Exercise task: Leave out every picture, then transcribe the rest of the listing exactly.

= = = = = = =

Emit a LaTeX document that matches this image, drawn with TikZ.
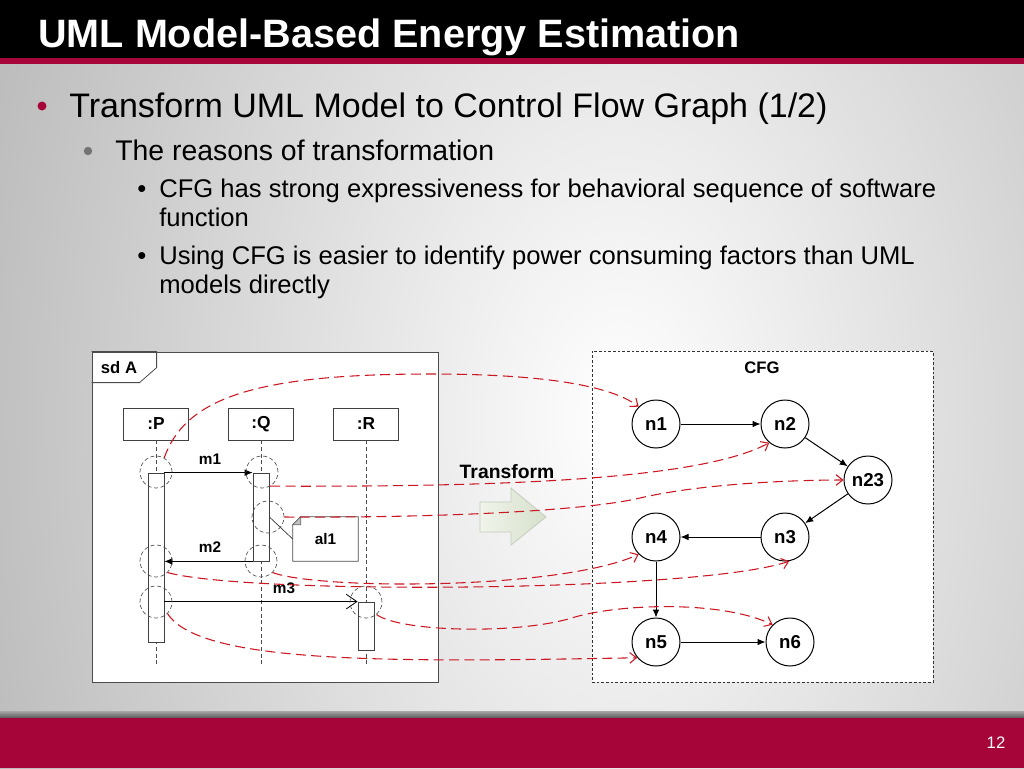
\documentclass[tikz,border=0pt]{standalone}
\usepackage{fontspec}
\setmainfont{Liberation Sans}
\usetikzlibrary{positioning, arrows.meta, calc}

\definecolor{slidered}{HTML}{A6053A}
\definecolor{tracered}{HTML}{CC1622}
\definecolor{bggray}{HTML}{8C8C8C}
\definecolor{arrowlight}{HTML}{F0F4EA}
\definecolor{arrowdark}{HTML}{D6E0CC}
\definecolor{arrowedge}{HTML}{C4CCBC}

\begin{document}
\begin{tikzpicture}[x=0.75pt, y=-0.75pt,
  sdframe/.style={draw=black!70, fill=white, line width=0.6pt},
  cfgframe/.style={draw=black!80, fill=white, dash pattern=on 2pt off 1.5pt, line width=0.6pt},
  lifebox/.style={draw=black!75, fill=white, minimum width=48.75pt, minimum height=24pt,
                  inner sep=0pt, line width=0.6pt, font=\fontsize{13}{15}\selectfont\bfseries},
  life/.style={dash pattern=on 3pt off 2pt, line width=0.5pt, black!70},
  bar/.style={draw=black!75, fill=white, minimum width=12pt, inner sep=0pt, line width=0.6pt},
  spot/.style={circle, draw=black!70, dash pattern=on 3pt off 2pt, minimum size=24pt,
               inner sep=0pt, line width=0.5pt},
  msg/.style={line width=0.6pt, -{Latex[length=6pt, width=5pt]}},
  asyncmsg/.style={line width=0.6pt, -{Straight Barb[length=8pt, width=11pt]}},
  msglab/.style={font=\fontsize{11.5}{13}\selectfont\bfseries, inner sep=0pt},
  tag/.style={font=\fontsize{12.5}{14}\selectfont\bfseries, inner sep=0pt},
  cfgnode/.style={circle, draw, fill=white, minimum size=36pt, inner sep=0pt,
                  line width=0.75pt, font=\fontsize{14}{16}\selectfont\bfseries},
  flow/.style={line width=0.75pt, -{Latex[length=6pt, width=5pt]}},
  trace/.style={tracered, dash pattern=on 7.5pt off 4pt, line width=0.8pt,
                -{Straight Barb[length=5pt, width=8pt]}},
  bodytext/.style={anchor=base west, inner sep=0pt}
]
\useasboundingbox (0,0) rectangle (1024,768);
\begin{scope}
  \clip (0,0) rectangle (1024,768);
  \fill[bggray] (0,0) rectangle (1024,768);
  \shade[inner color=white, outer color=bggray] (620,420) ellipse [x radius=860pt, y radius=1300pt];
\end{scope}
\fill[black] (0,0) rectangle (1024,58);
\fill[slidered] (0,58) rectangle (1024,64);
\node[bodytext, text=white, font=\fontsize{29.7}{33}\selectfont\bfseries] (title) at (38,47)
  {UML Model-Based Energy Estimation};
\shade[top color=black!35, bottom color=black!65] (0,711) rectangle (1024,718);
\fill[slidered] (0,718) rectangle (1024,768);
\node[text=white, font=\fontsize{12.5}{14}\selectfont] (page) at (996,743) {12};

\fill[slidered] (42,106) circle [radius=4.5];
\node[bodytext, font=\fontsize{25.5}{30}\selectfont] (l1) at (69,117)
  {Transform UML Model to Control Flow Graph (1/2)};
\fill[black!55] (88,151) circle [radius=4.2];
\node[bodytext, font=\fontsize{21.3}{26}\selectfont] (l2) at (115,160)
  {The reasons of transformation};
\foreach \t/\y/\b in {CFG has strong expressiveness for behavioral sequence of software/197/1,
                      function/226/0,
                      Using CFG is easier to identify power consuming factors than UML/264/1,
                      models directly/293/0}
{
  \ifnum\b=1 \node[bodytext, font=\fontsize{19.2}{23}\selectfont] at (137,\y) {•}; \fi
  \node[bodytext, font=\fontsize{19.2}{23}\selectfont] at (159,\y) {\t};
}

\node[sdframe, minimum width=259.5pt, minimum height=247.5pt] (sdA) at (265,517) {};
\draw[sdframe, fill=none] (sdA.north west) -| ++(65,16) -- ++(-17,15) -- ++(-48,0);
\node[tag] (sdtag) at (119,368) {sd A};
\node[cfgframe, minimum width=255.75pt, minimum height=248.25pt] (cfg) at (762.5,516.5) {};
\node[tag] (cfgtag) at (762,368) {CFG};

\foreach \n/\x in {P/156, Q/261, R/366}
{
  \node[lifebox] (\n) at (\x,424) {:\n};
  \coordinate (\n end) at (\x,667);
  \draw[life] (\n.south) -- (\n end);
}
\node[bar, minimum height=126.75pt] (actP) at (156,557.5) {};
\node[bar, minimum height=66pt] (actQ) at (261,517) {};
\node[bar, minimum height=36pt] (actR) at (366,626) {};

\draw[msg] (actP.north east) -- (actQ.north west);
\node[msglab] (m1) at (210,459) {m1};
\draw[msg] (actQ.south west) -- (actQ.south west -| actP.east);
\node[msglab] (m2) at (210,547) {m2};
\draw[asyncmsg] (actP.east |- actR.north) -- (actR.north west);
\node[msglab] (m3) at (284,588) {m3};

\node[msglab, minimum width=48.75pt, minimum height=33pt] (al1) at (325.5,539) {al1};
\draw[black!70, line width=0.6pt] (al1.north west) ++(0,8) -- ++(8,-8) -- (al1.north east)
  -- (al1.south east) -- (al1.south west) -- cycle;
\filldraw[fill=black!25, draw=black!60, line width=0.4pt] (al1.north west) ++(0,8) -- ++(8,0) -- ++(0,-8) -- cycle;
\draw[black!80, line width=0.5pt] (actQ.east |- 0,517) -- (al1.west);

\foreach \s/\x/\y in {sP1/156/472, sQ1/262/472, sQ2/268/517, sQ3/261/561,
                      sP2/156/561, sP3/156/602, sR/366/602}
  \node[spot] (\s) at (\x,\y) {};

\node[font=\fontsize{14.5}{16}\selectfont\bfseries] (transform) at (507,472) {Transform};
\shadedraw[left color=arrowlight, right color=arrowdark, draw=arrowedge, line width=0.6pt]
  (480,502) -- (511,502) -- (511,488) -- (546,517) -- (511,545) -- (511,532) -- (480,532) -- cycle;

\foreach \n/\x/\y in {n1/656/424, n2/785/424, n23/868/480, n3/785/537,
                      n4/656/537, n5/656/642, n6/790/642}
  \node[cfgnode] (\n) at (\x,\y) {\n};
\foreach \a/\b in {n1/n2, n2/n23, n23/n3, n3/n4, n4/n5, n5/n6}
  \draw[flow] (\a) -- (\b);

\draw[trace] (sP1.60) .. controls (185,400) and (250,374) .. (430,374)
  .. controls (540,374) and (610,385) .. (n1.135);
\draw[trace] (sQ1.-60) .. controls (500,487) and (700,480) .. (n2.-130);
\draw[trace] (sQ2.east) .. controls (450,518) and (590,510) .. (640,498)
  .. controls (700,484) and (790,480) .. (n23.west);
\draw[trace] (sQ3.-45) .. controls (320,590) and (560,590) .. (n4.-135);
\draw[trace] (sP2.-45) .. controls (250,595) and (700,592) .. (n3.-80);
\draw[trace] (sR.-50) .. controls (400,632) and (520,635) .. (575,617)
  .. controls (620,604) and (720,600) .. (n6.135);
\draw[trace] (sP3.-45) .. controls (200,665) and (400,662) .. (n5.-140);
\end{tikzpicture}
\end{document}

= = = = = = =

Reply to the exercise:
Emit a LaTeX document that matches this image, drawn with TikZ.
\documentclass[tikz,border=0pt]{standalone}
\usepackage{fontspec}
\setmainfont{Liberation Sans}
\usetikzlibrary{positioning, arrows.meta, calc}

\definecolor{slidered}{HTML}{A6053A}
\definecolor{tracered}{HTML}{CC1622}
\definecolor{bggray}{HTML}{8C8C8C}
\definecolor{arrowlight}{HTML}{F0F4EA}
\definecolor{arrowdark}{HTML}{D6E0CC}
\definecolor{arrowedge}{HTML}{C4CCBC}

\begin{document}
\begin{tikzpicture}[x=0.75pt, y=-0.75pt,
  sdframe/.style={draw=black!70, fill=white, line width=0.6pt},
  cfgframe/.style={draw=black!80, fill=white, dash pattern=on 2pt off 1.5pt, line width=0.6pt},
  lifebox/.style={draw=black!75, fill=white, minimum width=48.75pt, minimum height=24pt,
                  inner sep=0pt, line width=0.6pt, font=\fontsize{13}{15}\selectfont\bfseries},
  life/.style={dash pattern=on 3pt off 2pt, line width=0.5pt, black!70},
  bar/.style={draw=black!75, fill=white, minimum width=12pt, inner sep=0pt, line width=0.6pt},
  spot/.style={circle, draw=black!70, dash pattern=on 3pt off 2pt, minimum size=24pt,
               inner sep=0pt, line width=0.5pt},
  msg/.style={line width=0.6pt, -{Latex[length=6pt, width=5pt]}},
  asyncmsg/.style={line width=0.6pt, -{Straight Barb[length=8pt, width=11pt]}},
  msglab/.style={font=\fontsize{11.5}{13}\selectfont\bfseries, inner sep=0pt},
  tag/.style={font=\fontsize{12.5}{14}\selectfont\bfseries, inner sep=0pt},
  cfgnode/.style={circle, draw, fill=white, minimum size=36pt, inner sep=0pt,
                  line width=0.75pt, font=\fontsize{14}{16}\selectfont\bfseries},
  flow/.style={line width=0.75pt, -{Latex[length=6pt, width=5pt]}},
  trace/.style={tracered, dash pattern=on 7.5pt off 4pt, line width=0.8pt,
                -{Straight Barb[length=5pt, width=8pt]}},
  bodytext/.style={anchor=base west, inner sep=0pt}
]
\useasboundingbox (0,0) rectangle (1024,768);
\begin{scope}
  \clip (0,0) rectangle (1024,768);
  \fill[bggray] (0,0) rectangle (1024,768);
  \shade[inner color=white, outer color=bggray] (620,420) ellipse [x radius=860pt, y radius=1300pt];
\end{scope}
\fill[black] (0,0) rectangle (1024,58);
\fill[slidered] (0,58) rectangle (1024,64);
\node[bodytext, text=white, font=\fontsize{29.7}{33}\selectfont\bfseries] (title) at (38,47)
  {UML Model-Based Energy Estimation};
\shade[top color=black!35, bottom color=black!65] (0,711) rectangle (1024,718);
\fill[slidered] (0,718) rectangle (1024,768);
\node[text=white, font=\fontsize{12.5}{14}\selectfont] (page) at (996,743) {12};

\fill[slidered] (42,106) circle [radius=4.5];
\node[bodytext, font=\fontsize{25.5}{30}\selectfont] (l1) at (69,117)
  {Transform UML Model to Control Flow Graph (1/2)};
\fill[black!55] (88,151) circle [radius=4.2];
\node[bodytext, font=\fontsize{21.3}{26}\selectfont] (l2) at (115,160)
  {The reasons of transformation};
\foreach \t/\y/\b in {CFG has strong expressiveness for behavioral sequence of software/197/1,
                      function/226/0,
                      Using CFG is easier to identify power consuming factors than UML/264/1,
                      models directly/293/0}
{
  \ifnum\b=1 \node[bodytext, font=\fontsize{19.2}{23}\selectfont] at (137,\y) {•}; \fi
  \node[bodytext, font=\fontsize{19.2}{23}\selectfont] at (159,\y) {\t};
}

\node[sdframe, minimum width=259.5pt, minimum height=247.5pt] (sdA) at (265,517) {};
\draw[sdframe, fill=none] (sdA.north west) -| ++(65,16) -- ++(-17,15) -- ++(-48,0);
\node[tag] (sdtag) at (119,368) {sd A};
\node[cfgframe, minimum width=255.75pt, minimum height=248.25pt] (cfg) at (762.5,516.5) {};
\node[tag] (cfgtag) at (762,368) {CFG};

\foreach \n/\x in {P/156, Q/261, R/366}
{
  \node[lifebox] (\n) at (\x,424) {:\n};
  \coordinate (\n end) at (\x,667);
  \draw[life] (\n.south) -- (\n end);
}
\node[bar, minimum height=126.75pt] (actP) at (156,557.5) {};
\node[bar, minimum height=66pt] (actQ) at (261,517) {};
\node[bar, minimum height=36pt] (actR) at (366,626) {};

\draw[msg] (actP.north east) -- (actQ.north west);
\node[msglab] (m1) at (210,459) {m1};
\draw[msg] (actQ.south west) -- (actQ.south west -| actP.east);
\node[msglab] (m2) at (210,547) {m2};
\draw[asyncmsg] (actP.east |- actR.north) -- (actR.north west);
\node[msglab] (m3) at (284,588) {m3};

\node[msglab, minimum width=48.75pt, minimum height=33pt] (al1) at (325.5,539) {al1};
\draw[black!70, line width=0.6pt] (al1.north west) ++(0,8) -- ++(8,-8) -- (al1.north east)
  -- (al1.south east) -- (al1.south west) -- cycle;
\filldraw[fill=black!25, draw=black!60, line width=0.4pt] (al1.north west) ++(0,8) -- ++(8,0) -- ++(0,-8) -- cycle;
\draw[black!80, line width=0.5pt] (actQ.east |- 0,517) -- (al1.west);

\foreach \s/\x/\y in {sP1/156/472, sQ1/262/472, sQ2/268/517, sQ3/261/561,
                      sP2/156/561, sP3/156/602, sR/366/602}
  \node[spot] (\s) at (\x,\y) {};

\node[font=\fontsize{14.5}{16}\selectfont\bfseries] (transform) at (507,472) {Transform};
\shadedraw[left color=arrowlight, right color=arrowdark, draw=arrowedge, line width=0.6pt]
  (480,502) -- (511,502) -- (511,488) -- (546,517) -- (511,545) -- (511,532) -- (480,532) -- cycle;

\foreach \n/\x/\y in {n1/656/424, n2/785/424, n23/868/480, n3/785/537,
                      n4/656/537, n5/656/642, n6/790/642}
  \node[cfgnode] (\n) at (\x,\y) {\n};
\foreach \a/\b in {n1/n2, n2/n23, n23/n3, n3/n4, n4/n5, n5/n6}
  \draw[flow] (\a) -- (\b);

\draw[trace] (sP1.60) .. controls (185,400) and (250,374) .. (430,374)
  .. controls (540,374) and (610,385) .. (n1.135);
\draw[trace] (sQ1.-60) .. controls (500,487) and (700,480) .. (n2.-130);
\draw[trace] (sQ2.east) .. controls (450,518) and (590,510) .. (640,498)
  .. controls (700,484) and (790,480) .. (n23.west);
\draw[trace] (sQ3.-45) .. controls (320,590) and (560,590) .. (n4.-135);
\draw[trace] (sP2.-45) .. controls (250,595) and (700,592) .. (n3.-80);
\draw[trace] (sR.-50) .. controls (400,632) and (520,635) .. (575,617)
  .. controls (620,604) and (720,600) .. (n6.135);
\draw[trace] (sP3.-45) .. controls (200,665) and (400,662) .. (n5.-140);
\end{tikzpicture}
\end{document}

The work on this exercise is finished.